Où trouvez-vous les plantes ?

« Je les trouve à la pépinière de la famille Gooding à Mahina. Nous essayons d’en avoir trois exemplaires de chaque. »

Rencontrez-vous des problèmes de biotope ?

« J’ai quelques espèces d’altitude en effet, qui poussent dans les premiers cent mètres mais, par bonheur, elles s’acclimatent assez bien, même proche du littoral ! »

Des panneaux explicatifs seront-ils mis en place ?

« Bien sûr, il y a ce qu’on appelle les “petits cartels”, des fiches identitaires qui mentionneront les noms indigène et scientifique, la famille, le statut biogéographique et les utilisations. Et il existe aussi le cartel développé dans lequel est expliqué le contexte historico-culturel. Pour ces derniers, j’ai fait mon choix parmi quelques plantes emblématiques. »

Ce jardin va témoigner de la richesse et des connaissances des temps anciens…

« Les plantes, ce sont des collections vivantes ! Si les Polynésiens ont su se développer, c’est grâce à une connaissance extrême de leur environnement naturel. Aujourd’hui, nous sommes dans une volonté de transmission alors que la tendance est aux végétaux ornementaux et que tout le monde veut se soigner par les plantes et s’improviser “pharmacien” ou “médecin” traditionnel ! Mais il faut savoir de quoi en parle… Connaitre les plantes, c’est aussi en planter chez soi ! » ◆

HT

légendes

΄Ape – Alocasia macrorrhizos

aussi appelé « oreille d’éléphant – alocase »

΄Ape naheahea – Monstera deliciosa

aussi appelé « plante gruyère – faux philodendron »

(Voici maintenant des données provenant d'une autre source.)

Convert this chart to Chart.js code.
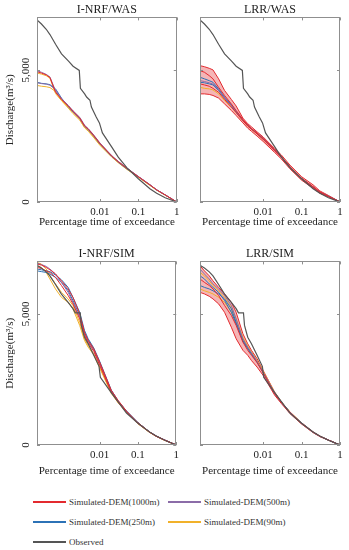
<!DOCTYPE html>
<html>
<head>
<meta charset="utf-8">
<script src="https://cdn.jsdelivr.net/npm/chart.js@4.4.0/dist/chart.umd.min.js"></script>
<style>
  body { margin: 0; background: #fff; }
  #wrap { position: relative; width: 349px; height: 550px; overflow: hidden; font-family: 'Liberation Serif', 'Times New Roman', serif; }
  canvas { position: absolute; }
  .leg { position: absolute; font-size: 9px; line-height: 10px; color: #333; white-space: nowrap; }
  .leg i { position: absolute; left: 0; top: 4px; width: 33px; height: 2px; }
</style>
</head>
<body>
<div id="wrap">
  <canvas id="c1" width="183" height="232" style="left:0;top:0"></canvas>
  <canvas id="c2" width="166" height="232" style="left:183px;top:0"></canvas>
  <canvas id="c3" width="183" height="234" style="left:0;top:244px"></canvas>
  <canvas id="c4" width="166" height="234" style="left:183px;top:244px"></canvas>
  <div id="legend"></div>
</div>
<script>
// Percentage time of exceedance (log axis) and tick labels
const simX = [0.00023, 0.0003, 0.0004, 0.0005, 0.0007, 0.001, 0.0015, 0.002, 0.003, 0.004, 0.005, 0.007, 0.01, 0.02, 0.03, 0.05, 0.1, 0.2, 0.3, 0.5, 1];
const xTicks = [0.01, 0.1, 1];
const xTickLabels = ['0.01', '0.1', '1'];
const yTicks = [0, 5000];
const yTickLabels = ['0', '5,000'];

// Observed discharge (m3/s)
const obsWasX = [0.00023, 0.0003, 0.0004, 0.0005, 0.0007, 0.001, 0.0015, 0.002, 0.0029, 0.0031, 0.004, 0.0045, 0.0055, 0.006, 0.008, 0.0097, 0.0116, 0.02, 0.03, 0.05, 0.1, 0.2, 0.3, 0.5, 1];
const obsWas = [6900, 6750, 6550, 6350, 5980, 5620, 5350, 5150, 4990, 4310, 4100, 3980, 3860, 3600, 3220, 3000, 2620, 2100, 1700, 1300, 880, 500, 330, 160, 0];
const obsSimX = [0.00023, 0.0003, 0.0004, 0.0005, 0.0007, 0.001, 0.0015, 0.002, 0.0023, 0.0031, 0.0033, 0.004, 0.005, 0.007, 0.0096, 0.0104, 0.02, 0.03, 0.05, 0.1, 0.2, 0.3, 0.5, 1];
const obsSim = [6850, 6750, 6600, 6450, 6120, 5750, 5440, 5200, 5040, 5040, 4560, 4110, 3860, 3420, 3000, 2580, 2000, 1650, 1220, 830, 500, 340, 180, 0];

// I-NRF/WAS
const aRed = [4940, 4890, 4820, 4720, 4160, 3890, 3640, 3440, 3180, 2880, 2760, 2510, 2220, 1750, 1530, 1280, 960, 650, 460, 270, 0];
const aPurple1 = [4980, 4920, 4840, 4740, 4210, 3910, 3660, 3460, 3210, 2910, 2780, 2530, 2240, 1770, 1540, 1290, 970, 660, 460, 270, 0];
const aOrange1 = [4890, 4850, 4790, 4690, 4110, 3840, 3590, 3390, 3130, 2830, 2710, 2460, 2180, 1730, 1500, 1250, 950, 630, 450, 260, 0];
const aBlue = [4540, 4500, 4480, 4450, 4290, 3940, 3620, 3410, 3160, 2870, 2740, 2490, 2200, 1740, 1510, 1260, 960, 650, 460, 270, 0];
const aPurple2 = [4520, 4490, 4470, 4430, 4260, 3910, 3650, 3420, 3170, 2880, 2760, 2510, 2220, 1750, 1530, 1280, 960, 650, 460, 270, 0];
const aOrange2 = [4420, 4390, 4370, 4340, 4190, 3850, 3560, 3350, 3100, 2810, 2680, 2430, 2150, 1710, 1490, 1240, 940, 630, 450, 260, 0];

// LRR/WAS
const bRedHi = [5170, 5130, 5070, 5010, 4670, 4230, 3890, 3640, 3180, 2970, 2850, 2660, 2470, 2030, 1780, 1400, 960, 650, 420, 250, 0];
const bRedLo = [4100, 4100, 4080, 4040, 3940, 3720, 3470, 3280, 3000, 2800, 2680, 2500, 2300, 1880, 1630, 1260, 830, 520, 330, 200, 0];
const bRedM1 = [4980, 4920, 4790, 4670, 4350, 4040, 3720, 3470, 3130, 2910, 2780, 2610, 2410, 1980, 1710, 1340, 900, 580, 380, 220, 0];
const bRedM2 = [4480, 4440, 4390, 4310, 4160, 3890, 3600, 3390, 3080, 2880, 2760, 2580, 2380, 1940, 1690, 1310, 870, 560, 360, 210, 0];
const bBlue1 = [4730, 4670, 4600, 4540, 4290, 3980, 3690, 3440, 3110, 2910, 2780, 2610, 2410, 1970, 1700, 1330, 890, 570, 370, 220, 0];
const bBlue2 = [4540, 4520, 4480, 4440, 4230, 3940, 3660, 3410, 3100, 2900, 2770, 2590, 2390, 1950, 1700, 1330, 890, 570, 370, 220, 0];
const bOrange = [4350, 4310, 4290, 4250, 4100, 3850, 3600, 3390, 3080, 2880, 2760, 2580, 2380, 1950, 1700, 1330, 890, 570, 370, 220, 0];
const bPurple = [4600, 4570, 4520, 4470, 4260, 3960, 3670, 3440, 3110, 2910, 2780, 2610, 2410, 1970, 1700, 1330, 890, 570, 370, 220, 0];

// I-NRF/SIM
const cRed1 = [6900, 6860, 6770, 6680, 6520, 6260, 5950, 5630, 5000, 4300, 3990, 3670, 3160, 2090, 1710, 1290, 850, 500, 340, 190, 0];
const cRed2 = [6770, 6730, 6640, 6580, 6390, 6080, 5700, 5380, 4810, 4180, 3900, 3570, 3040, 2020, 1640, 1260, 820, 490, 330, 180, 0];
const cPurple = [6940, 6880, 6810, 6710, 6520, 6200, 5820, 5440, 4870, 4240, 3950, 3630, 3100, 2050, 1670, 1280, 830, 500, 340, 190, 0];
const cBlue1 = [6640, 6610, 6580, 6520, 6390, 6200, 5890, 5510, 4940, 4280, 3990, 3640, 3140, 2070, 1680, 1290, 850, 500, 340, 190, 0];
const cBlue2 = [6710, 6680, 6640, 6610, 6480, 6300, 6010, 5630, 5060, 4370, 4050, 3700, 3190, 2100, 1690, 1300, 850, 500, 340, 190, 0];
const cOrange1 = [6960, 6900, 6710, 6450, 6140, 5820, 5570, 5320, 4680, 4050, 3800, 3480, 2970, 2000, 1630, 1250, 820, 490, 330, 180, 0];
const cOrange2 = [6830, 6770, 6580, 6330, 5950, 5630, 5440, 5190, 4560, 3990, 3730, 3440, 2940, 1970, 1620, 1240, 810, 480, 330, 180, 0];

// LRR/SIM
const dRedHi = [6830, 6640, 6450, 6260, 6010, 5760, 5440, 5060, 4240, 3860, 3610, 3290, 2850, 2020, 1640, 1260, 850, 500, 340, 190, 0];
const dRedLo = [5820, 5760, 5670, 5570, 5380, 5060, 4490, 4050, 3610, 3420, 3220, 2970, 2660, 1900, 1580, 1200, 800, 470, 320, 180, 0];
const dRedMid = [6330, 6200, 6080, 5950, 5700, 5320, 4940, 4560, 3920, 3610, 3420, 3140, 2760, 1960, 1620, 1240, 820, 490, 330, 190, 0];
const dPurple = [6710, 6520, 6330, 6140, 5950, 5700, 5320, 4810, 4050, 3730, 3520, 3190, 2780, 1980, 1630, 1250, 830, 490, 330, 190, 0];
const dBlue1 = [6080, 6010, 5950, 5880, 5760, 5570, 5190, 4680, 3990, 3690, 3480, 3160, 2760, 1970, 1630, 1250, 830, 490, 330, 190, 0];
const dBlue2 = [6450, 6330, 6140, 6010, 5820, 5510, 5060, 4620, 3950, 3670, 3470, 3160, 2780, 1980, 1630, 1250, 830, 490, 330, 190, 0];
const dOrange1 = [5950, 5880, 5820, 5760, 5630, 5440, 5060, 4680, 4050, 3730, 3520, 3210, 2810, 2000, 1640, 1260, 830, 490, 330, 190, 0];
const dOrange2 = [6580, 6450, 6260, 6080, 5880, 5630, 5250, 4810, 4110, 3770, 3540, 3220, 2820, 2000, 1640, 1260, 830, 490, 330, 190, 0];

const colors = { red: '#e32a2f', purple: '#8b6ca8', blue: '#2c72b6', orange: '#f1b12a', obs: '#555555' };
const serif = "'Liberation Serif', 'Times New Roman', serif";

const panels = [
  { id: 'c1', title: 'I-NRF/WAS', obsX: obsWasX, obs: obsWas, left: true,
    sims: [[aRed, 'red'], [aPurple1, 'purple'], [aPurple2, 'purple'], [aBlue, 'blue'], [aOrange1, 'orange'], [aOrange2, 'orange']] },
  { id: 'c2', title: 'LRR/WAS', obsX: obsWasX, obs: obsWas, left: false, band: [bRedHi, bRedLo],
    sims: [[bRedM1, 'red'], [bRedM2, 'red'], [bPurple, 'purple'], [bBlue1, 'blue'], [bBlue2, 'blue'], [bOrange, 'orange']] },
  { id: 'c3', title: 'I-NRF/SIM', obsX: obsSimX, obs: obsSim, left: true,
    sims: [[cRed1, 'red'], [cRed2, 'red'], [cPurple, 'purple'], [cBlue1, 'blue'], [cBlue2, 'blue'], [cOrange1, 'orange'], [cOrange2, 'orange']] },
  { id: 'c4', title: 'LRR/SIM', obsX: obsSimX, obs: obsSim, left: false, band: [dRedHi, dRedLo],
    sims: [[dRedMid, 'red'], [dPurple, 'purple'], [dBlue1, 'blue'], [dBlue2, 'blue'], [dOrange1, 'orange'], [dOrange2, 'orange']] }
];

// plot box placement inside each canvas
const layouts = {
  c1: { yw: 37, padRight: 5, xh: 30, xtp: 3.5, xtb: 3 },
  c2: { yw: 17, padRight: 26 - 17, xh: 30, xtp: 3.5, xtb: 3 },
  c3: { yw: 37, padRight: 5, xh: 33, xtp: 4, xtb: 0 },
  c4: { yw: 17, padRight: 9, xh: 33, xtp: 4, xtb: 0 }
};

function pts(xs, ys) {
  return xs.map((x, i) => ({ x: x, y: ys[i] }));
}

// box round the plot and small inward ticks
const framePlugin = {
  id: 'frame',
  afterDraw(chart) {
    const { ctx, chartArea: a, scales: { x, y } } = chart;
    ctx.save();
    ctx.strokeStyle = '#8f8f8f';
    ctx.lineWidth = 1;
    ctx.strokeRect(Math.round(a.left) + 0.5, Math.round(a.top) + 0.5, Math.round(a.width) - 1, Math.round(a.height) - 1);
    ctx.beginPath();
    xTicks.forEach(v => {
      const px = Math.round(x.getPixelForValue(v)) + 0.5;
      ctx.moveTo(px, a.bottom); ctx.lineTo(px, a.bottom - 3);
      ctx.moveTo(px, a.top); ctx.lineTo(px, a.top + 3);
    });
    yTicks.forEach(v => {
      const py = Math.round(y.getPixelForValue(v)) + 0.5;
      ctx.moveTo(a.left, py); ctx.lineTo(a.left + 3, py);
      ctx.moveTo(a.right, py); ctx.lineTo(a.right - 3, py);
    });
    ctx.stroke();
    ctx.restore();
  }
};

panels.forEach(p => {
  const L = layouts[p.id];
  const ds = [{ data: pts(p.obsX, p.obs), borderColor: colors.obs, borderWidth: 1.2 }];
  p.sims.forEach(s => ds.push({ data: pts(simX, s[0]), borderColor: colors[s[1]], borderWidth: 1 }));
  if (p.band) {
    ds.push({ data: pts(simX, p.band[0]), borderColor: colors.red, borderWidth: 1, fill: '+1', backgroundColor: 'rgba(227,42,47,0.35)' });
    ds.push({ data: pts(simX, p.band[1]), borderColor: colors.red, borderWidth: 1 });
  }

  new Chart(document.getElementById(p.id), {
    type: 'line',
    data: { datasets: ds },
    options: {
      responsive: false,
      animation: false,
      layout: { padding: { left: 0, right: L.padRight, top: 0, bottom: 0 } },
      elements: { point: { radius: 0 }, line: { tension: 0, fill: false } },
      plugins: {
        legend: { display: false },
        tooltip: { enabled: false },
        title: { display: true, text: p.title, color: '#222', fullSize: false,
          font: { family: serif, size: 12, weight: 'normal' }, padding: { top: 3, bottom: 0 } }
      },
      scales: {
        x: {
          type: 'logarithmic', min: 0.00023, max: 1,
          grid: { display: false, drawTicks: false }, border: { display: false },
          afterBuildTicks: s => { s.ticks = xTicks.map(v => ({ value: v })); },
          afterFit: s => { s.height = L.xh; },
          ticks: { color: '#222', font: { family: serif, size: 11 }, padding: L.xtp, maxRotation: 0, autoSkip: false,
            callback: (v, i) => xTickLabels[i] },
          title: { display: true, text: 'Percentage time of exceedance', color: '#222',
            font: { family: serif, size: 11 }, padding: { top: 0, bottom: L.xtb } }
        },
        y: {
          min: 0, max: 7000,
          grid: { display: false, drawTicks: false }, border: { display: false },
          afterBuildTicks: s => { s.ticks = yTicks.map(v => ({ value: v })); },
          afterFit: s => { s.width = L.yw; },
          ticks: { display: p.left, minRotation: 90, maxRotation: 90, crossAlign: 'center', padding: -1,
            color: '#222', font: { family: serif, size: 11 }, callback: (v, i) => yTickLabels[i] },
          title: { display: p.left, text: 'Discharge(m³/s)', color: '#222',
            font: { family: serif, size: 11 }, padding: { top: 3.4, bottom: 0 } }
        }
      }
    },
    plugins: [framePlugin]
  });
});

// legend
const legendItems = [
  ['Simulated-DEM(1000m)', colors.red, 33, 502],
  ['Simulated-DEM(500m)', colors.purple, 168, 502],
  ['Simulated-DEM(250m)', colors.blue, 33, 522],
  ['Simulated-DEM(90m)', colors.orange, 168, 522],
  ['Observed', colors.obs, 33, 542]
];
const legend = document.getElementById('legend');
legendItems.forEach(it => {
  const d = document.createElement('div');
  d.className = 'leg';
  d.style.left = it[2] + 'px';
  d.style.top = (it[3] - 5) + 'px';
  d.style.paddingLeft = '36px';
  d.innerHTML = '<i style="background:' + it[1] + '"></i>' + it[0];
  legend.appendChild(d);
});
</script>
</body>
</html>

« Ces deux ΄ape sont l’exemple parfait de l’évolution de la connaissance que l’on peut avoir d’une plante. Ou comment une plante peut évoluer en une autre… Ainsi, aujourd’hui, lorsqu’on parle de ΄ape, on ne désigne plus celui quej’appelle “le vrai ΄ape”, celui que ma génération, qui a aujourd’hui une soixantaine d’années, connaissait comme étant une espèce dont on mangeait le rhizome en temps de disette. On pouvait aussi le consommer en pudding, cuit dans des fûts de bambou. Il fut même un temps où il était très cultivé sur les atolls des Tuamotu, planté dans des fosses de culture creusées jusqu’à la lentille d’eau douce. Désormais, lorsqu’on parle de ΄ape, on ne l’identifie qu’au ΄ape naeheahea, purement ornemental et introduit à la fin du XIXe siècle en Polynésie, dont on retrouve les motifs sur de nombreux tīfaifai ou sur les tissus de vêtements de la mode locale. »

Légende

Vairea Teissier, documentaliste au Musée de Tahiti et des îles – Te Fare Manaha.